Crowley's Ridge College
- Type: Private college
- Established: 1964
- Religious affiliation: Church of Christ
- President: Richard Johnson
- Students: 225 (Fall 2023)
- Location: Paragould, Arkansas, U.S.
- Campus: Rural, 150 acres (61 ha);
- Colors: Green & White
- Nickname: Pioneers
- Sporting affiliations: NAIA – American Midwest
- Website: www.crc.edu

= Crowley's Ridge College =

Private Christian junior college in Arkansas

Crowley's Ridge College is a private Christian college in Paragould, Arkansas, United States. While the college is affiliated with the Churches of Christ, students of all religious backgrounds are welcome. The fall 2024 student population of 299 comprises both non-traditional and traditional residential and commuter students.

==History==
Crowley's Ridge College began in 1964. Its spiritual origins go back to two earlier institutions in the area: MONEA Christian College, in Rector, and Croft College, which was located in rural Greene County, both of which were defunct by the end of the 1930s.
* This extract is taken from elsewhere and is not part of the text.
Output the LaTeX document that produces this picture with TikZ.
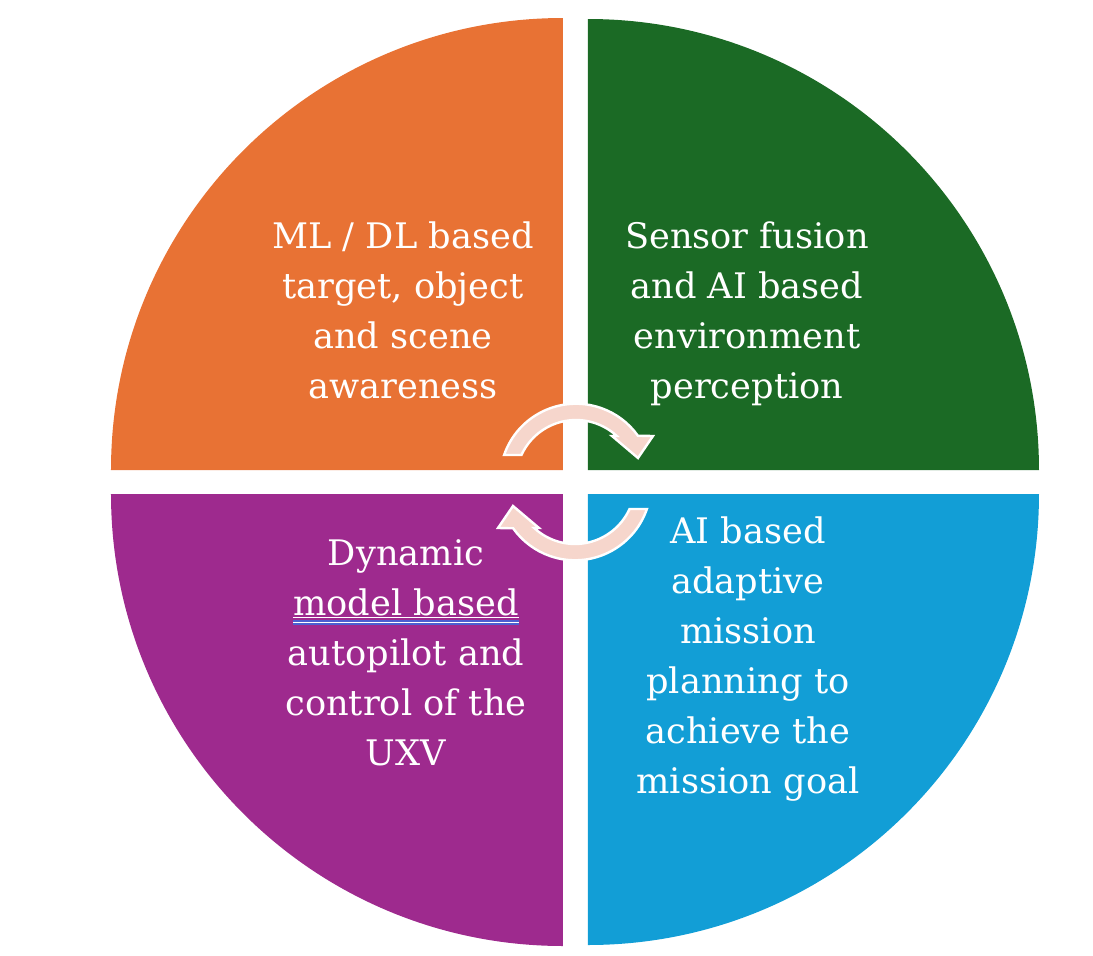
\documentclass[tikz,border=0pt]{standalone}
\usepackage{tikz}
\usepackage{fontspec}
\setmainfont{DejaVu Serif}

\definecolor{qorange}{HTML}{E87234}
\definecolor{qgreen}{HTML}{1B6A25}
\definecolor{qpurple}{HTML}{9E2A8E}
\definecolor{qblue}{HTML}{129ED6}
\definecolor{qpink}{HTML}{F6D6CC}
\definecolor{uline}{HTML}{4A5FD0}
\newcommand{\spellmark}[1]{\setbox0\hbox{#1}\rlap{\copy0}\rlap{\color{uline}\rule[-5pt]{\wd0}{2.6pt}}\rlap{\color{white}\rule[-3.8pt]{\wd0}{0.5pt}}\rule[-1.6pt]{\wd0}{0.6pt}}

\begin{document}
\begin{tikzpicture}[x=0.5pt,y=0.5pt]
\tikzstyle{every node}+=[inner sep=0pt]
\tikzstyle{qtext}=[text=white,align=center,anchor=base,font=\fontsize{17.6}{25}\selectfont]
\tikzstyle{turn}=[fill=qpink,draw=white,line width=1.2pt,line join=miter]
\useasboundingbox (-575.5,-473) rectangle (517.5,482);
\fill [qorange] (-12.5,12) -- (-464.5,12) arc (180:90:452) -- cycle;
\fill [qgreen] (12.5,12) -- (463.5,12) arc (0:90:451) -- cycle;
\fill [qpurple] (-12.5,-12) -- (-464.5,-12) arc (180:270:452) -- cycle;
\fill [qblue] (12.5,-12) -- (463.5,-12) arc (0:-90:451) -- cycle;
\begin{scope}[shift={(0.5,2)}]
\draw [turn] (-71.9,25) arc (161:35.4:76) -- (77,44) -- (62,22) -- (36,44) -- (47.2:60) arc (47.2:155.4:60) -- cycle;
\end{scope}
\begin{scope}[rotate=180,shift={(0.5,2)}]
\draw [turn] (-71.9,25) arc (161:35.4:76) -- (77,44) -- (62,22) -- (36,44) -- (47.2:60) arc (47.2:155.4:60) -- cycle;
\end{scope}
\node [qtext] (aware) at (-172.5,84) {ML / DL based\\target, object\\and scene\\awareness};
\node [qtext] (percept) at (171.5,84) {Sensor fusion\\and AI based\\environment\\perception};
\node [qtext] (autopilot) at (-169.5,-283) {Dynamic\\\spellmark{model based}\\autopilot and\\control of the\\UXV};
\node [qtext] (mission) at (172.5,-311) {AI based\\adaptive\\mission\\planning to\\achieve the\\mission goal};
\end{tikzpicture}
\end{document}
The school achieved a major milestone in 2000 when it was formally accredited by the Higher Learning Commission and was included in membership in the North Central Association. After many years as the only two-year college in the United States affiliated with the Churches of Christ, Crowley's Ridge College began transiting to become a four-year institution in 2007, when it received approval from the Arkansas Department of Higher Education to offer degrees at the baccalaureate level. In September 2008, the transition was completed when the Higher Learning Commission extended the college's accreditation to include the new degrees of Bachelor of Science in Business Administration and Bachelor of Arts in Biblical Studies.

In addition to three associate degree programs, the college offers eleven degree programs at the baccalaureate level.

==Location==
The more than 166 acre campus is located atop the namesake geographic feature, Crowley's Ridge, in eastern Arkansas.
The pine tree-covered campus has a lake at the center of campus. There are eight buildings, containing 85000 sqft, located on the college campus that is located on Highway 412 at the western city limits of Paragould, Arkansas.

==Athletics==
The Crowley's Ridge athletic teams are called the Pioneers. The college is a member of the National Association of Intercollegiate Athletics (NAIA), primarily competing in the American Midwest Conference since the 2024–25 academic year. The Pioneers previously competed as an NAIA Independent within the Continental Athletic Conference from 2016–17 to 2023–24; as well as being members of the National Christian College Athletic Association (NCCAA), primarily competing as an independent in the Central Region of the Division I level through the 2015–16 school year.

Crowley's Ridge competes in eight intercollegiate varsity sports: Men's sports include baseball, basketball, golf, and cross country; while women's sports include basketball, softball, volleyball and cross country; and CRC also has an 18 hole disc golf course on its campus.